We are on solar power and our range is propane with a direct spark ignition. Don't go to electric if you want to go solar.


----------



## patnewmex (Aug 11, 2006)

Stay with the gas range. It gives you better baking results. It's cheaper. Also look into tankless hot watear heaters. We have one and don't know how we did without. 

pat


----------



## offGridNorthern (Jan 1, 2006)

LisaInN.Idaho said:


> We are on solar power and our range is propane with a direct spark ignition. Don't go to electric if you want to go solar.


We are also off the grid, using solar and wind. I have a gas stove & oven. There is no way that you could run an electric oven off the grid. My igntier like LisaInN.Idaho is electric, but I can light it with a match as well.

I do however, use electric appliances whenever possible, because for me, electricity is free but I have to pay for propane. So I have a slow cooker, a toaster oven, an electric frypan, etc. But..... for Xmas dinners, etc. the oven and stove are very useful.

Keep the propane oven/stove and plan on using lots of small electrical appliances on the day-to-day


----------



## midkiffsjoy (Sep 29, 2005)

Also remember that even though it's hot down here in Texas, we DO have winters!!! grin. People die down here from phumonea (sp) just like up north (sorry to sound like its whining to all you guys who have below 0 temps, but 20 degrees for several months is too darn cold for me and the kids) It's a HECK of a lot cheaper to heat without using electricity, and besides.....wicked grin.....if you are already plumbed for gas than you might go Indian on us and build a methain digester, and make youre own "natural" gas. Just a thought.


----------



## WisJim (Jan 14, 2004)

Probably the best way to save energy would be with a solar water heater. It would cut your water heating expense year around. Here in Wisconsin, you can figure that solar water heating system would pay for itself in 5 years or so. Should be quicker in Texas.
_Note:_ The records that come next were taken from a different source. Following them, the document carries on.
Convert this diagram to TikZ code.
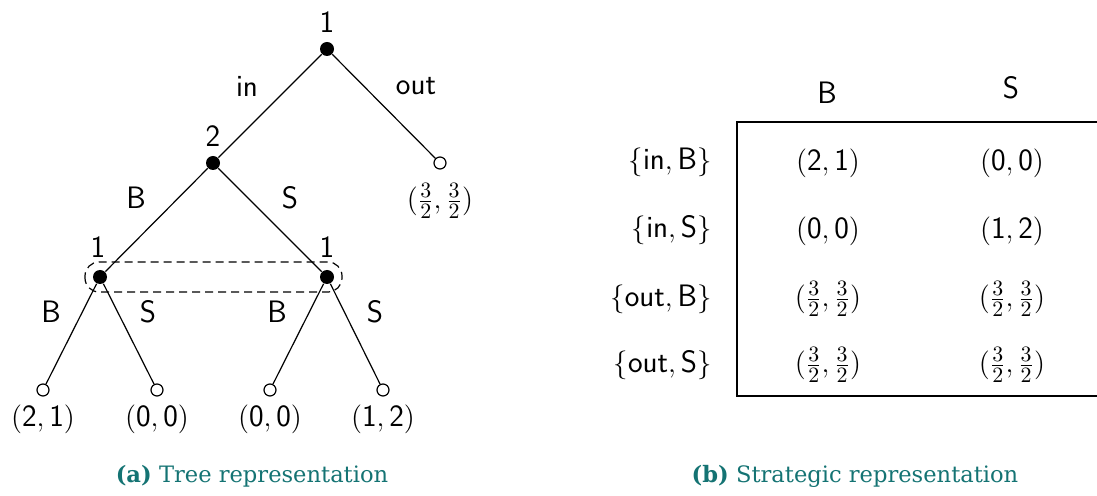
\documentclass[tikz,border=0pt]{standalone}
\usepackage{fontspec}
\newfontfamily\capfont{DejaVu Serif}
\definecolor{capteal}{RGB}{20,115,115}
\newcommand\pair[2]{$(\mathsf{#1},\mathsf{#2})$}
\newcommand\half{$(\frac{3}{2},\frac{3}{2})$}
\tikzset{
  dec/.style={circle,fill,inner sep=0pt,minimum size=7pt},
  term/.style={circle,draw,fill=white,inner sep=0pt,minimum size=6pt},
  lab/.style={font=\sffamily\fontsize{15.5}{18}\selectfont,inner sep=0pt},
  pay/.style={font=\fontsize{15.5}{18}\selectfont,inner sep=0pt},
  caption/.style={font=\capfont\fontsize{11.3}{13}\selectfont,text=capteal,inner sep=0pt}
}
\begin{document}
\begin{tikzpicture}[x=0.5pt,y=-0.5pt,line width=0.6pt]
\useasboundingbox (0,0) rectangle (1097,496);

% tree
\node[dec](root) at (327,49){};
\node[dec](p2) at (213,163){};
\node[term](outleaf) at (440,163){};
\node[dec](left1) at (100,277){};
\node[dec](right1) at (327,277){};
\node[term](lf1) at (43,390){};
\node[term](lf2) at (157,390){};
\node[term](lf3) at (270,390){};
\node[term](lf4) at (383,390){};

\draw(root)--(p2);
\draw(root)--(outleaf);
\draw(p2)--(left1);
\draw(p2)--(right1);
\draw(left1)--(lf1);
\draw(left1)--(lf2);
\draw(right1)--(lf3);
\draw(right1)--(lf4);

% information set
\draw[dash pattern=on 4pt off 2.5pt,rounded corners=7pt]
  ([xshift=-7.5pt,yshift=7.5pt]left1.center) rectangle ([xshift=7.5pt,yshift=-7.5pt]right1.center);

% players
\node[lab](plroot) at (327,22){1};
\node[lab](plp2) at (213,136){2};
\node[lab](plleft) at (98,247){1};
\node[lab](plright) at (327,247){1};

% actions
\node[lab](actin) at (247,86){in};
\node[lab](actout) at (416,86){out};
\node[lab](actb) at (136,198){B};
\node[lab](acts) at (290,198){S};
\node[lab](actlb) at (51,312){B};
\node[lab](actls) at (148,312){S};
\node[lab](actrb) at (277,312){B};
\node[lab](actrs) at (375,312){S};

% payoffs
\node[pay](payout) at (440,201){\half};
\node[pay](pay1) at (43,419){\pair{2}{1}};
\node[pay](pay2) at (157,419){\pair{0}{0}};
\node[pay](pay3) at (270,419){\pair{0}{0}};
\node[pay](pay4) at (383,419){\pair{1}{2}};

% strategic form
\coordinate(tl) at (737,122);
\coordinate(tr) at (1097,122);
\coordinate(bl) at (737,396);
\coordinate(br) at (1097,396);
\draw(tr)--(tl)--(bl)--(br);

\node[lab](colb) at (827,93){B};
\node[lab](cols) at (1011,88){S};

\node[lab,anchor=east](rowib) at (712,162){$\{\textsf{in},\textsf{B}\}$};
\node[lab,anchor=east](rowis) at (712,230){$\{\textsf{in},\textsf{S}\}$};
\node[lab,anchor=east](rowob) at (712,299){$\{\textsf{out},\textsf{B}\}$};
\node[lab,anchor=east](rowos) at (712,365){$\{\textsf{out},\textsf{S}\}$};

\node[pay](c11) at (828,163){\pair{2}{1}};
\node[pay](c12) at (1012,163){\pair{0}{0}};
\node[pay](c21) at (828,231){\pair{0}{0}};
\node[pay](c22) at (1012,231){\pair{1}{2}};
\foreach \r/\y in {3/299,4/365}{
  \node[pay](c\r1) at (828,\y){\half};
  \node[pay](c\r2) at (1012,\y){\half};
}

% captions
\node[caption](capa) at (252,476){\textbf{(a)}\ Tree representation};
\node[caption](capb) at (855,476){\textbf{(b)}\ Strategic representation};
\end{tikzpicture}
\end{document}
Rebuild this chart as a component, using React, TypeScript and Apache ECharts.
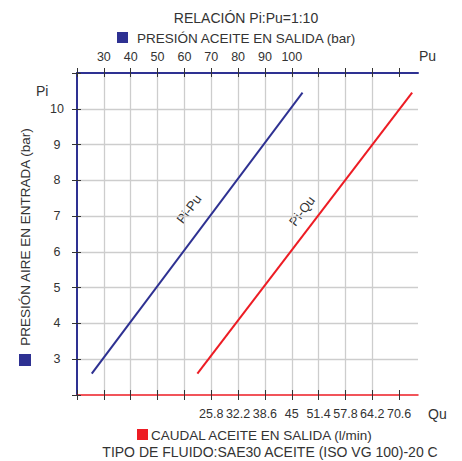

We have solar and wind electric, but heat water with propane and cook with it too, but we use our toaster oven and electric frying pan a lot, since they use surprising little power, as measured with our "Kill-a-watt" meter.


----------



## Ramblin Wreck (Jun 10, 2005)

I think gas (either propane or natural) is still the most efficient way to do much of the cooking, but I want to do what my parents did (and what many in the South historically did) and have a Summer kitchen outside the main house. I plan/hope to find a good used wood cookstove and use it for Summer canning and baking and hopefully minimize greatly the use of the main kitchen stove in the hotter Summer months. Another way to cut back on hot water costs is simply to cut the thermostat down a few degrees and wash clothing only in cold water. It saves a lot. Good luck in your search for what will work best for you.


----------



## mamajohnson (Nov 27, 2002)

Before you get rid of that stove do this: 
Dont use it all summer, check out your electric bill. I have been out of propane all summer, with no funds to get any, and my electric bill has been $300 a month (I know I could have gotten propane cheaper!)
The toaster oven, bread machine, hot plate and crock pot STILL add heat to the house.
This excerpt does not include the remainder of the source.